Back in 1974, Jimmy Connors was the player to beat on the ATP Tour after claiming 15 titles and winning 93 out of 97 matches. Jimmy finished the season as the year-end no. 1 ahead of the closest rival John Newcombe who lifted nine trophies that year.
Things were wild and chaotic 45 years ago in comparison to organized and unified men's Tour we have today, with Jimmy and John failing to meet each other in that 1974 season due to various reasons, waiting for the first clash since the US Open 1973 and starting a verbal war that was about to end at the Australian Open 1975.
The Kooyong Stadium in Melbourne gathered some of the best players in the world just before the new year and Connors and Newcombe were the top seeds, passing all the obstacles to set the blockbuster final match on January 1, embracing one of the most anticipated encounters in a previous couple of seasons.
The Aussie went on to score a hard-fought 7-5, 3-6, 6-4, 7-6 triumph for his seventh and final Grand Slam crown, proving his class against the rival who claimed all three Majors on grass in 1974. Actually, Newcombe had planned to stay away from the Australian Open, deciding to enter only after finding out Jimmy would be there as well (the American never returned to this event again), working on his fitness and hitting the practice court after staying away from the action in the past month.
John was forced to dig deep already in the second round in a five-setter victory over the German Rolf Gehring, followed by another hard obstacle in the quarters when he came from two sets to one down against Geoff Masters and prevailed 10-8 in the decider to enter the last four.
Like that wasn't enough, Newcome's doubles partner Tony Roche had a 5-2 lead in the fifth set in the semi-final clash, with John fending off four match points for an incredible turnaround and an 11-9 win in the final set.
Masseur Stan Nicoles gave his best to recover John after demanding challenges in the previous rounds and the Aussie ready for one last push against Jimmy Connors on the first day of the new year, staying focused in the closing stages of the fourth set to cross the finish line with almost nothing left in the tank.
One of the notable moments of the big clash was a deliberate double fault that Connors made while leading 40-30 in the sixth game of the third set, losing four points in a row to suffer a break and gifting that point to the Aussie after some questionable calls and the pressure from the crowd.
Connors served at 70% and delivered better numbers on the second serve, winning only a couple of points fewer than his rival after getting broken four times from eight chances offered to Newcombe.

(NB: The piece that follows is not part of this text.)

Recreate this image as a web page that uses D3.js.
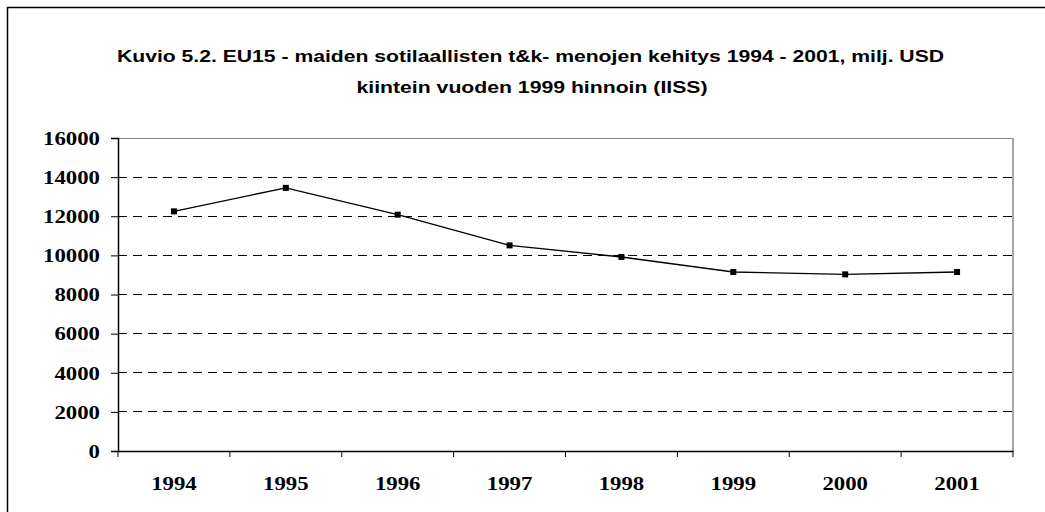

John had to play against ten break opportunities, giving serve away three times and doing enough to seal the deal in four sets and claim his last Major title and what would be his final ATP crown as well.
With the more powerful serve in his arsenal, John fired more than 40 service winners and had the upper hand in the quickest rallies, staying in touch with Jimmy in the mid-range exchanges to cross the finish line first. Connors grabbed six out of nine most extended exchanges but that was far from enough to give him a more favorable result at the end of the day.
The American saved a break chance in the opening game with a service winner, hitting two more direct points for a vital hold and battling on equal terms with his rival until 5-5. There, Jimmy wasted a game point in the 11th game to suffer a break after a forced error at the net, allowing Newcombe to find his best returns when he needed them the most and to seal the set with another excellent hold in game 12, dropping ten points in six service games and never facing a break point.
Connors made the better start in set number two, breaking Newcombe in the second game after a double fault from the Aussie and fending off a break opportunity in the next game to forge a 3-0 advantage. Jimmy served well in the rest of the set, bringing it home with a service winner at 5-3 to level the overall score and improve his chances of the title defense.
John bounced back in set number three, breaking Jimmy in that controversial sixth game thanks to a return winner, only to give serve away while serving for the set at 5-3. Instead of building the momentum around that, Connors got broken once again a few minutes later, falling 6-4 behind when Newcombe landed a return winner that moved him a set away from the victory.
After seven comfortable holds in the fourth set, it was John who made a move again, docking a return winner to forge a 5-3 lead and serving for the second Australian Open crown. Ready to fight until the very end, Jimmy saved a match point and converted the fourth break chance in that ninth game thanks to a backhand crosscourt winner, reducing the deficit and sending the set into a tie break after three good holds on both sides.
There, Connors climbed back from being 4-1 down, earning two set points at 5-5 and 6-6 with winners but failing to bring the set home, losing the last three points of the match and handing the title to his biggest rival after spraying a forehand error.